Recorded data

========================

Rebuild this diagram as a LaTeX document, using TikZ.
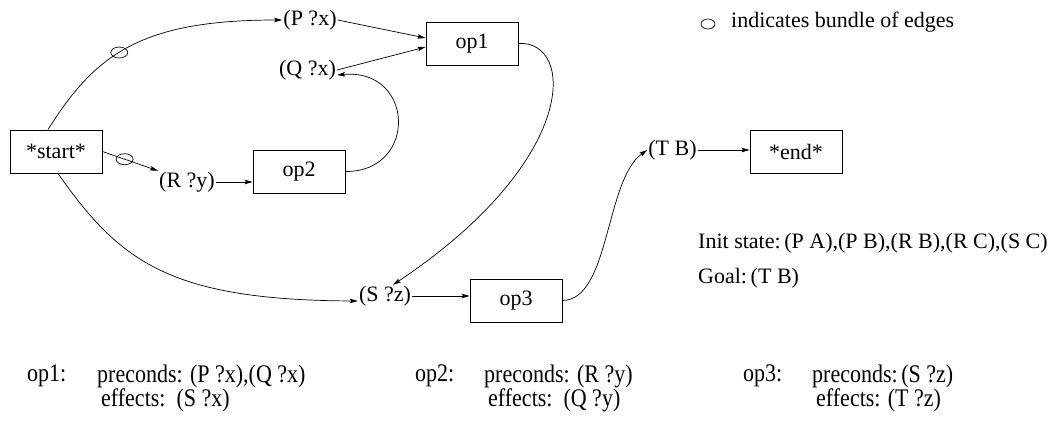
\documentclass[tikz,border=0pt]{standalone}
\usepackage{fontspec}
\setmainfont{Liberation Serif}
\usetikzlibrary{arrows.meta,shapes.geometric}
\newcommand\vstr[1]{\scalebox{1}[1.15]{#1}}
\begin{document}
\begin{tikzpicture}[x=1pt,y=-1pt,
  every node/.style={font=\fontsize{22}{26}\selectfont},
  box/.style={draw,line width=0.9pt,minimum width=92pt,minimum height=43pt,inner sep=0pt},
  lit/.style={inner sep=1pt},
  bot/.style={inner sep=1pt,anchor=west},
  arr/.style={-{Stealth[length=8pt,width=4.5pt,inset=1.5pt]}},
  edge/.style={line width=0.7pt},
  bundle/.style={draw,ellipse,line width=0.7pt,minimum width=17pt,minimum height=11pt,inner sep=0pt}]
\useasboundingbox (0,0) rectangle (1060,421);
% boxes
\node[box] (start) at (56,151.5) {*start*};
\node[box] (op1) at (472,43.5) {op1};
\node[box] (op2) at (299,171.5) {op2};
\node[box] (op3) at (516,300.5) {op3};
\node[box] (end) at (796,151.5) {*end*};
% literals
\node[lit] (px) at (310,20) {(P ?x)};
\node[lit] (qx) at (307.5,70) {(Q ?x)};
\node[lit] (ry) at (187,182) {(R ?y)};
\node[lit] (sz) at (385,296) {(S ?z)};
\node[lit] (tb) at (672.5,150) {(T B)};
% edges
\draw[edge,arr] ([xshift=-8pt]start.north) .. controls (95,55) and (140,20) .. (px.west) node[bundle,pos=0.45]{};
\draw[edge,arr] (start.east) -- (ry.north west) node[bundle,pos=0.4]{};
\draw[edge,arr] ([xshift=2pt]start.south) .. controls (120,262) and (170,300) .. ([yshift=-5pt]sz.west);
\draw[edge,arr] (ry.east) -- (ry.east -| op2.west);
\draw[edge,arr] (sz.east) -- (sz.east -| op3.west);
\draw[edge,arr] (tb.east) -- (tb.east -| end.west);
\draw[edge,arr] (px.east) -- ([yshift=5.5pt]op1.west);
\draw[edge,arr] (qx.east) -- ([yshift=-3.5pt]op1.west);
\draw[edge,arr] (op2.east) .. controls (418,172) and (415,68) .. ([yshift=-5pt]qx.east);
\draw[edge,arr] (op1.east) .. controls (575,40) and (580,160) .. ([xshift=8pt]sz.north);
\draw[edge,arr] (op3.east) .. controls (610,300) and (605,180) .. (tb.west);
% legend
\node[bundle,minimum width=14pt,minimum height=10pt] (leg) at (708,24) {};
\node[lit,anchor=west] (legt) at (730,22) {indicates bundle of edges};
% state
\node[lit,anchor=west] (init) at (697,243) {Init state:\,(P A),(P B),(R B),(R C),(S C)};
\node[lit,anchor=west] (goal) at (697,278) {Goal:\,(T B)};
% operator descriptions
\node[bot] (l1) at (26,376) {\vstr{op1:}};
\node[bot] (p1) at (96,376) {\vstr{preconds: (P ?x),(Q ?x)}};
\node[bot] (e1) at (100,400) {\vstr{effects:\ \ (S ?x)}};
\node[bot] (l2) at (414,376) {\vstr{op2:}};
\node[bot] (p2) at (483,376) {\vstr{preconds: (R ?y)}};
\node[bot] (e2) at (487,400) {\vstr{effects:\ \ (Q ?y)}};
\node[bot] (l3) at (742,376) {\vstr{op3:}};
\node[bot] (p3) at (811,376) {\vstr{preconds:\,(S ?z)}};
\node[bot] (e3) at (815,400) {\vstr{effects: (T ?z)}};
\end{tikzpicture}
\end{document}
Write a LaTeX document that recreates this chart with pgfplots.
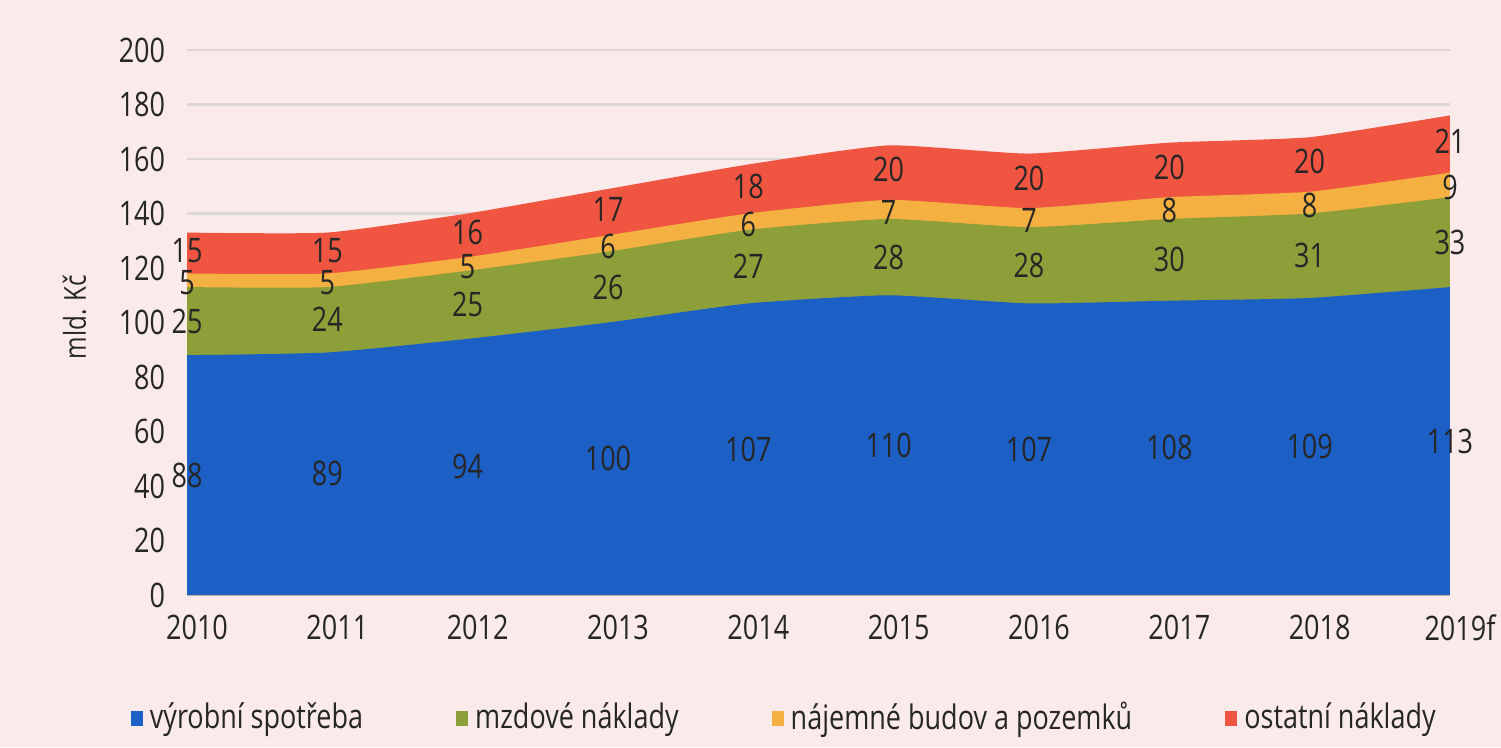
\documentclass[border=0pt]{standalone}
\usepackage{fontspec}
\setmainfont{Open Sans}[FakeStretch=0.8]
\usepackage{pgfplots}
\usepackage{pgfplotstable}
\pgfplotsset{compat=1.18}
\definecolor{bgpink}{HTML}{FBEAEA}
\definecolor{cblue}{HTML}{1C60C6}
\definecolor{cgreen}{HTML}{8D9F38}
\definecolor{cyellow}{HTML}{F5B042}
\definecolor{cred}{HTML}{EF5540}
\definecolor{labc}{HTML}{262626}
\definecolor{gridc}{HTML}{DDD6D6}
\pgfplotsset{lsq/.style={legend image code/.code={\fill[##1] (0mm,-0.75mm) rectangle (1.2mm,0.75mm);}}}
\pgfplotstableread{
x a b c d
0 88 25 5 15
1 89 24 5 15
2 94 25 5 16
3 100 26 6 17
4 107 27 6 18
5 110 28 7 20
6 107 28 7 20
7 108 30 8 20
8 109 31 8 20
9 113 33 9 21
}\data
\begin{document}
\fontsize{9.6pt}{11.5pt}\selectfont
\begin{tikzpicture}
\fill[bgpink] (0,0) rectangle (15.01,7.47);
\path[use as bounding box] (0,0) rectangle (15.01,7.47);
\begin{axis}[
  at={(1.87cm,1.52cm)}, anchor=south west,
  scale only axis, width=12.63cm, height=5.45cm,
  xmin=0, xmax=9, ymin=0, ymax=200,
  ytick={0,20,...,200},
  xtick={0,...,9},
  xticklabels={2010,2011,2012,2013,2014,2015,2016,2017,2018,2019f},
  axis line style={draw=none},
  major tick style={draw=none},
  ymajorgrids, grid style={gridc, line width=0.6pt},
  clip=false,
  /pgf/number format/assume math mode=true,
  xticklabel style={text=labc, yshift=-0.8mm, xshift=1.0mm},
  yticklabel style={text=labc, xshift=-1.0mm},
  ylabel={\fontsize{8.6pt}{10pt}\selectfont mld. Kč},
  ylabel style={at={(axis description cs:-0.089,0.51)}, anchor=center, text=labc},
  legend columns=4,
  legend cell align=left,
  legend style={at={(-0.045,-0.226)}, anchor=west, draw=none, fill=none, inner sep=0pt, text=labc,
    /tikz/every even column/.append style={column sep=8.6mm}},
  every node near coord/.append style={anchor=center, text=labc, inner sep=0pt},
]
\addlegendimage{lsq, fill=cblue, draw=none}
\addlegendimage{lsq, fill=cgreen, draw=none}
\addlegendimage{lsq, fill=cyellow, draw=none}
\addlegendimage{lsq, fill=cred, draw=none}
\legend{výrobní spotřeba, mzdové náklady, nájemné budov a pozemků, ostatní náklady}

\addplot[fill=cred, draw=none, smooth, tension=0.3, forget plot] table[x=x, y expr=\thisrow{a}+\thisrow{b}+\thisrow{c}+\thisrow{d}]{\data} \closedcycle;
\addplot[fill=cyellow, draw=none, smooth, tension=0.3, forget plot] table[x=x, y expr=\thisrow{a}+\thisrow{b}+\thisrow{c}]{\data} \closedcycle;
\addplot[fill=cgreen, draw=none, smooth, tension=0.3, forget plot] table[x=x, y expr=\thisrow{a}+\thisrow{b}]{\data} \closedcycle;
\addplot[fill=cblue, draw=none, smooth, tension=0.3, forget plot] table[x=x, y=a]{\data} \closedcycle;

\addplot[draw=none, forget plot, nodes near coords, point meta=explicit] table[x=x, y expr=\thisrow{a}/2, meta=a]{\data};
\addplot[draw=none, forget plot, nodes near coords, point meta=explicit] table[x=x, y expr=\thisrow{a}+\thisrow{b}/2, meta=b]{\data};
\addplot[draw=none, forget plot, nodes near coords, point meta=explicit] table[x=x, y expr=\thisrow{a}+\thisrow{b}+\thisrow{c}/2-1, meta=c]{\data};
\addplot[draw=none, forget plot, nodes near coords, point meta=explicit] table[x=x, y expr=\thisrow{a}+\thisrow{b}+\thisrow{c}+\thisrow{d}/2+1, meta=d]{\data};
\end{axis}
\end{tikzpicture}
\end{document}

========================

Give back the whole listing as it stands, minus its pictures.

Rebuild this diagram as a LaTeX document, using TikZ.
\documentclass[tikz,border=0pt]{standalone}
\usepackage{fontspec}
\setmainfont{Liberation Serif}
\usetikzlibrary{arrows.meta,shapes.geometric}
\newcommand\vstr[1]{\scalebox{1}[1.15]{#1}}
\begin{document}
\begin{tikzpicture}[x=1pt,y=-1pt,
  every node/.style={font=\fontsize{22}{26}\selectfont},
  box/.style={draw,line width=0.9pt,minimum width=92pt,minimum height=43pt,inner sep=0pt},
  lit/.style={inner sep=1pt},
  bot/.style={inner sep=1pt,anchor=west},
  arr/.style={-{Stealth[length=8pt,width=4.5pt,inset=1.5pt]}},
  edge/.style={line width=0.7pt},
  bundle/.style={draw,ellipse,line width=0.7pt,minimum width=17pt,minimum height=11pt,inner sep=0pt}]
\useasboundingbox (0,0) rectangle (1060,421);
% boxes
\node[box] (start) at (56,151.5) {*start*};
\node[box] (op1) at (472,43.5) {op1};
\node[box] (op2) at (299,171.5) {op2};
\node[box] (op3) at (516,300.5) {op3};
\node[box] (end) at (796,151.5) {*end*};
% literals
\node[lit] (px) at (310,20) {(P ?x)};
\node[lit] (qx) at (307.5,70) {(Q ?x)};
\node[lit] (ry) at (187,182) {(R ?y)};
\node[lit] (sz) at (385,296) {(S ?z)};
\node[lit] (tb) at (672.5,150) {(T B)};
% edges
\draw[edge,arr] ([xshift=-8pt]start.north) .. controls (95,55) and (140,20) .. (px.west) node[bundle,pos=0.45]{};
\draw[edge,arr] (start.east) -- (ry.north west) node[bundle,pos=0.4]{};
\draw[edge,arr] ([xshift=2pt]start.south) .. controls (120,262) and (170,300) .. ([yshift=-5pt]sz.west);
\draw[edge,arr] (ry.east) -- (ry.east -| op2.west);
\draw[edge,arr] (sz.east) -- (sz.east -| op3.west);
\draw[edge,arr] (tb.east) -- (tb.east -| end.west);
\draw[edge,arr] (px.east) -- ([yshift=5.5pt]op1.west);
\draw[edge,arr] (qx.east) -- ([yshift=-3.5pt]op1.west);
\draw[edge,arr] (op2.east) .. controls (418,172) and (415,68) .. ([yshift=-5pt]qx.east);
\draw[edge,arr] (op1.east) .. controls (575,40) and (580,160) .. ([xshift=8pt]sz.north);
\draw[edge,arr] (op3.east) .. controls (610,300) and (605,180) .. (tb.west);
% legend
\node[bundle,minimum width=14pt,minimum height=10pt] (leg) at (708,24) {};
\node[lit,anchor=west] (legt) at (730,22) {indicates bundle of edges};
% state
\node[lit,anchor=west] (init) at (697,243) {Init state:\,(P A),(P B),(R B),(R C),(S C)};
\node[lit,anchor=west] (goal) at (697,278) {Goal:\,(T B)};
% operator descriptions
\node[bot] (l1) at (26,376) {\vstr{op1:}};
\node[bot] (p1) at (96,376) {\vstr{preconds: (P ?x),(Q ?x)}};
\node[bot] (e1) at (100,400) {\vstr{effects:\ \ (S ?x)}};
\node[bot] (l2) at (414,376) {\vstr{op2:}};
\node[bot] (p2) at (483,376) {\vstr{preconds: (R ?y)}};
\node[bot] (e2) at (487,400) {\vstr{effects:\ \ (Q ?y)}};
\node[bot] (l3) at (742,376) {\vstr{op3:}};
\node[bot] (p3) at (811,376) {\vstr{preconds:\,(S ?z)}};
\node[bot] (e3) at (815,400) {\vstr{effects: (T ?z)}};
\end{tikzpicture}
\end{document}
Write a LaTeX document that recreates this chart with pgfplots.
\documentclass[border=0pt]{standalone}
\usepackage{fontspec}
\setmainfont{Open Sans}[FakeStretch=0.8]
\usepackage{pgfplots}
\usepackage{pgfplotstable}
\pgfplotsset{compat=1.18}
\definecolor{bgpink}{HTML}{FBEAEA}
\definecolor{cblue}{HTML}{1C60C6}
\definecolor{cgreen}{HTML}{8D9F38}
\definecolor{cyellow}{HTML}{F5B042}
\definecolor{cred}{HTML}{EF5540}
\definecolor{labc}{HTML}{262626}
\definecolor{gridc}{HTML}{DDD6D6}
\pgfplotsset{lsq/.style={legend image code/.code={\fill[##1] (0mm,-0.75mm) rectangle (1.2mm,0.75mm);}}}
\pgfplotstableread{
x a b c d
0 88 25 5 15
1 89 24 5 15
2 94 25 5 16
3 100 26 6 17
4 107 27 6 18
5 110 28 7 20
6 107 28 7 20
7 108 30 8 20
8 109 31 8 20
9 113 33 9 21
}\data
\begin{document}
\fontsize{9.6pt}{11.5pt}\selectfont
\begin{tikzpicture}
\fill[bgpink] (0,0) rectangle (15.01,7.47);
\path[use as bounding box] (0,0) rectangle (15.01,7.47);
\begin{axis}[
  at={(1.87cm,1.52cm)}, anchor=south west,
  scale only axis, width=12.63cm, height=5.45cm,
  xmin=0, xmax=9, ymin=0, ymax=200,
  ytick={0,20,...,200},
  xtick={0,...,9},
  xticklabels={2010,2011,2012,2013,2014,2015,2016,2017,2018,2019f},
  axis line style={draw=none},
  major tick style={draw=none},
  ymajorgrids, grid style={gridc, line width=0.6pt},
  clip=false,
  /pgf/number format/assume math mode=true,
  xticklabel style={text=labc, yshift=-0.8mm, xshift=1.0mm},
  yticklabel style={text=labc, xshift=-1.0mm},
  ylabel={\fontsize{8.6pt}{10pt}\selectfont mld. Kč},
  ylabel style={at={(axis description cs:-0.089,0.51)}, anchor=center, text=labc},
  legend columns=4,
  legend cell align=left,
  legend style={at={(-0.045,-0.226)}, anchor=west, draw=none, fill=none, inner sep=0pt, text=labc,
    /tikz/every even column/.append style={column sep=8.6mm}},
  every node near coord/.append style={anchor=center, text=labc, inner sep=0pt},
]
\addlegendimage{lsq, fill=cblue, draw=none}
\addlegendimage{lsq, fill=cgreen, draw=none}
\addlegendimage{lsq, fill=cyellow, draw=none}
\addlegendimage{lsq, fill=cred, draw=none}
\legend{výrobní spotřeba, mzdové náklady, nájemné budov a pozemků, ostatní náklady}

\addplot[fill=cred, draw=none, smooth, tension=0.3, forget plot] table[x=x, y expr=\thisrow{a}+\thisrow{b}+\thisrow{c}+\thisrow{d}]{\data} \closedcycle;
\addplot[fill=cyellow, draw=none, smooth, tension=0.3, forget plot] table[x=x, y expr=\thisrow{a}+\thisrow{b}+\thisrow{c}]{\data} \closedcycle;
\addplot[fill=cgreen, draw=none, smooth, tension=0.3, forget plot] table[x=x, y expr=\thisrow{a}+\thisrow{b}]{\data} \closedcycle;
\addplot[fill=cblue, draw=none, smooth, tension=0.3, forget plot] table[x=x, y=a]{\data} \closedcycle;

\addplot[draw=none, forget plot, nodes near coords, point meta=explicit] table[x=x, y expr=\thisrow{a}/2, meta=a]{\data};
\addplot[draw=none, forget plot, nodes near coords, point meta=explicit] table[x=x, y expr=\thisrow{a}+\thisrow{b}/2, meta=b]{\data};
\addplot[draw=none, forget plot, nodes near coords, point meta=explicit] table[x=x, y expr=\thisrow{a}+\thisrow{b}+\thisrow{c}/2-1, meta=c]{\data};
\addplot[draw=none, forget plot, nodes near coords, point meta=explicit] table[x=x, y expr=\thisrow{a}+\thisrow{b}+\thisrow{c}+\thisrow{d}/2+1, meta=d]{\data};
\end{axis}
\end{tikzpicture}
\end{document}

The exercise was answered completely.